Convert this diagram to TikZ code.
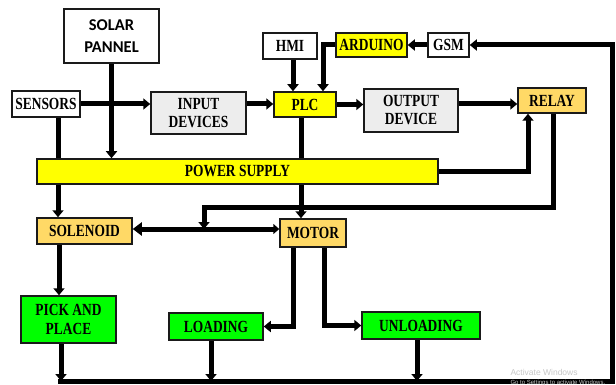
\documentclass[tikz,border=0pt]{standalone}
\usepackage{fontspec}
\setmainfont{Liberation Serif}[FakeStretch=0.79]
\newfontfamily\calib{Carlito}
\newfontfamily\wmfont{Liberation Sans}
\usetikzlibrary{arrows.meta,backgrounds}
\pgfdeclarelayer{bg}
\pgfsetlayers{bg,background,main}
\definecolor{ylw}{HTML}{FFFF00}
\definecolor{org}{HTML}{FFD966}
\definecolor{grn}{HTML}{00FF00}
\definecolor{gry}{HTML}{EDEDED}
\definecolor{edge}{HTML}{1A1A1A}
\tikzset{
  box/.style={draw=edge, line width=1.5pt, inner sep=0pt, align=center,
    font=\fontsize{17}{18}\selectfont\bfseries, text=black},
  conn/.style={line width=5pt, draw=black, -{Triangle[width=11pt,length=7pt]}},
  conn2/.style={line width=5pt, draw=black, {Triangle[width=13pt,length=9pt]}-{Triangle[width=10pt,length=6pt]}},
}
\begin{document}
\begin{tikzpicture}[x=1pt,y=-1pt]
\begin{pgfonlayer}{bg}
\fill[white] (0,0) rectangle (616,385);
\end{pgfonlayer}
\useasboundingbox (0,0) rectangle (616,385);

\node[box, fill=white, minimum width=95pt, minimum height=54pt, font=\calib\fontsize{16.5}{22}\selectfont\bfseries] (solar) at (111.5,36) {SOLAR\\PANNEL};
\node[box, fill=white, minimum width=54pt, minimum height=26pt] (hmi) at (290,46) {HMI};
\node[box, fill=white, minimum width=68pt, minimum height=26pt] (sensors) at (46,104) {SENSORS};
\node[box, fill=gry, minimum width=95pt, minimum height=42pt] (input) at (198.5,113) {INPUT\\DEVICES};
\node[box, fill=ylw, minimum width=62pt, minimum height=25pt] (plc) at (305,104.5) {PLC};
\node[box, fill=ylw, minimum width=401pt, minimum height=25pt] (power) at (237.5,171.5) {POWER SUPPLY};
\node[box, fill=ylw, minimum width=71pt, minimum height=24pt] (arduino) at (371.5,45) {ARDUINO};
\node[box, fill=white, minimum width=41pt, minimum height=24pt] (gsm) at (448.5,45) {GSM};
\node[box, fill=gry, minimum width=94pt, minimum height=43pt] (output) at (411,110.5) {OUTPUT\\DEVICE};
\node[box, fill=org, minimum width=68pt, minimum height=25pt] (relay) at (552,100.5) {RELAY};
\node[box, fill=org, minimum width=95pt, minimum height=26pt] (solenoid) at (84.5,231) {SOLENOID};
\node[box, fill=org, minimum width=66pt, minimum height=28pt] (motor) at (313,233) {MOTOR};
\node[box, fill=grn, minimum width=95pt, minimum height=47pt, font=\fontsize{17}{19}\selectfont\bfseries] (pick) at (68.5,319.5) {PICK AND\\PLACE};
\node[box, fill=grn, minimum width=94pt, minimum height=27pt] (loading) at (216,326.5) {LOADING};
\node[box, fill=grn, minimum width=118pt, minimum height=27pt] (unloading) at (421,325.5) {UNLOADING};

\coordinate (bl) at (58,381);
\coordinate (br) at (612,381);
\coordinate (rk) at (204,229);
\coordinate (rc1) at (553,207);
\coordinate (rc2) at (204,207);

\node[text=black!22, font=\wmfont\fontsize{8.5}{10}\selectfont, anchor=west] (wm1) at (507,372) {Activate Windows};
\node[text=black!22, font=\wmfont\fontsize{6}{7}\selectfont, anchor=west] (wm2) at (507,383) {Go to Settings to activate Windows.};

\begin{pgfonlayer}{background}
\draw[conn] (solar.south) -- (solar.south |- power.north);
\draw[conn] (sensors.east) -- (sensors.east -| input.west);
\draw[conn] ([yshift=9]input.east) -- ([yshift=9]input.east -| plc.west);
\draw[conn] ([xshift=12]sensors.south) -- ([xshift=12]sensors.south |- solenoid.north);
\draw[conn] ([xshift=3]hmi.south) -- ([xshift=3]hmi.south |- plc.north);
\draw[conn] (arduino.west) -| ([xshift=18]plc.north);
\draw[conn] (gsm.west) -- (arduino.east);
\draw[conn] (bl) -- (br) |- (gsm.east);
\draw[conn] (plc.east) -- (plc.east -| output.west);
\draw[conn] ([yshift=6.5]output.east) -- ([yshift=6.5]output.east -| relay.west);
\draw[conn] (power.east) -| ([xshift=-24]relay.south);
\draw[conn] ([xshift=1]relay.south) -- (rc1) -- (rc2) -- (rk);
\draw[conn] ([xshift=-4]plc.south) -- ([xshift=-4]plc.south |- motor.north);
\draw[conn2] ([yshift=2]solenoid.east) -- ([yshift=2]solenoid.east -| motor.west);
\draw[conn] ([xshift=-20]motor.south) |- (loading.east);
\draw[conn] ([xshift=11]motor.south) |- (unloading.west);
\draw[conn] ([xshift=-25.5]solenoid.south) -- ([xshift=-25.5]solenoid.south |- pick.north);
\draw[conn] ([xshift=-7.5]pick.south) -- ([xshift=-7.5]pick.south |- bl);
\draw[conn] ([xshift=-5]loading.south) -- ([xshift=-5]loading.south |- bl);
\draw[conn] ([xshift=-4]unloading.south) -- ([xshift=-4]unloading.south |- bl);
\end{pgfonlayer}
\end{tikzpicture}
\end{document}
****************
Copy the material exactly. Do not include the pictures.

THE ANSWER
Convert this diagram to TikZ code.
\documentclass[tikz,border=0pt]{standalone}
\usepackage{fontspec}
\setmainfont{Liberation Serif}[FakeStretch=0.79]
\newfontfamily\calib{Carlito}
\newfontfamily\wmfont{Liberation Sans}
\usetikzlibrary{arrows.meta,backgrounds}
\pgfdeclarelayer{bg}
\pgfsetlayers{bg,background,main}
\definecolor{ylw}{HTML}{FFFF00}
\definecolor{org}{HTML}{FFD966}
\definecolor{grn}{HTML}{00FF00}
\definecolor{gry}{HTML}{EDEDED}
\definecolor{edge}{HTML}{1A1A1A}
\tikzset{
  box/.style={draw=edge, line width=1.5pt, inner sep=0pt, align=center,
    font=\fontsize{17}{18}\selectfont\bfseries, text=black},
  conn/.style={line width=5pt, draw=black, -{Triangle[width=11pt,length=7pt]}},
  conn2/.style={line width=5pt, draw=black, {Triangle[width=13pt,length=9pt]}-{Triangle[width=10pt,length=6pt]}},
}
\begin{document}
\begin{tikzpicture}[x=1pt,y=-1pt]
\begin{pgfonlayer}{bg}
\fill[white] (0,0) rectangle (616,385);
\end{pgfonlayer}
\useasboundingbox (0,0) rectangle (616,385);

\node[box, fill=white, minimum width=95pt, minimum height=54pt, font=\calib\fontsize{16.5}{22}\selectfont\bfseries] (solar) at (111.5,36) {SOLAR\\PANNEL};
\node[box, fill=white, minimum width=54pt, minimum height=26pt] (hmi) at (290,46) {HMI};
\node[box, fill=white, minimum width=68pt, minimum height=26pt] (sensors) at (46,104) {SENSORS};
\node[box, fill=gry, minimum width=95pt, minimum height=42pt] (input) at (198.5,113) {INPUT\\DEVICES};
\node[box, fill=ylw, minimum width=62pt, minimum height=25pt] (plc) at (305,104.5) {PLC};
\node[box, fill=ylw, minimum width=401pt, minimum height=25pt] (power) at (237.5,171.5) {POWER SUPPLY};
\node[box, fill=ylw, minimum width=71pt, minimum height=24pt] (arduino) at (371.5,45) {ARDUINO};
\node[box, fill=white, minimum width=41pt, minimum height=24pt] (gsm) at (448.5,45) {GSM};
\node[box, fill=gry, minimum width=94pt, minimum height=43pt] (output) at (411,110.5) {OUTPUT\\DEVICE};
\node[box, fill=org, minimum width=68pt, minimum height=25pt] (relay) at (552,100.5) {RELAY};
\node[box, fill=org, minimum width=95pt, minimum height=26pt] (solenoid) at (84.5,231) {SOLENOID};
\node[box, fill=org, minimum width=66pt, minimum height=28pt] (motor) at (313,233) {MOTOR};
\node[box, fill=grn, minimum width=95pt, minimum height=47pt, font=\fontsize{17}{19}\selectfont\bfseries] (pick) at (68.5,319.5) {PICK AND\\PLACE};
\node[box, fill=grn, minimum width=94pt, minimum height=27pt] (loading) at (216,326.5) {LOADING};
\node[box, fill=grn, minimum width=118pt, minimum height=27pt] (unloading) at (421,325.5) {UNLOADING};

\coordinate (bl) at (58,381);
\coordinate (br) at (612,381);
\coordinate (rk) at (204,229);
\coordinate (rc1) at (553,207);
\coordinate (rc2) at (204,207);

\node[text=black!22, font=\wmfont\fontsize{8.5}{10}\selectfont, anchor=west] (wm1) at (507,372) {Activate Windows};
\node[text=black!22, font=\wmfont\fontsize{6}{7}\selectfont, anchor=west] (wm2) at (507,383) {Go to Settings to activate Windows.};

\begin{pgfonlayer}{background}
\draw[conn] (solar.south) -- (solar.south |- power.north);
\draw[conn] (sensors.east) -- (sensors.east -| input.west);
\draw[conn] ([yshift=9]input.east) -- ([yshift=9]input.east -| plc.west);
\draw[conn] ([xshift=12]sensors.south) -- ([xshift=12]sensors.south |- solenoid.north);
\draw[conn] ([xshift=3]hmi.south) -- ([xshift=3]hmi.south |- plc.north);
\draw[conn] (arduino.west) -| ([xshift=18]plc.north);
\draw[conn] (gsm.west) -- (arduino.east);
\draw[conn] (bl) -- (br) |- (gsm.east);
\draw[conn] (plc.east) -- (plc.east -| output.west);
\draw[conn] ([yshift=6.5]output.east) -- ([yshift=6.5]output.east -| relay.west);
\draw[conn] (power.east) -| ([xshift=-24]relay.south);
\draw[conn] ([xshift=1]relay.south) -- (rc1) -- (rc2) -- (rk);
\draw[conn] ([xshift=-4]plc.south) -- ([xshift=-4]plc.south |- motor.north);
\draw[conn2] ([yshift=2]solenoid.east) -- ([yshift=2]solenoid.east -| motor.west);
\draw[conn] ([xshift=-20]motor.south) |- (loading.east);
\draw[conn] ([xshift=11]motor.south) |- (unloading.west);
\draw[conn] ([xshift=-25.5]solenoid.south) -- ([xshift=-25.5]solenoid.south |- pick.north);
\draw[conn] ([xshift=-7.5]pick.south) -- ([xshift=-7.5]pick.south |- bl);
\draw[conn] ([xshift=-5]loading.south) -- ([xshift=-5]loading.south |- bl);
\draw[conn] ([xshift=-4]unloading.south) -- ([xshift=-4]unloading.south |- bl);
\end{pgfonlayer}
\end{tikzpicture}
\end{document}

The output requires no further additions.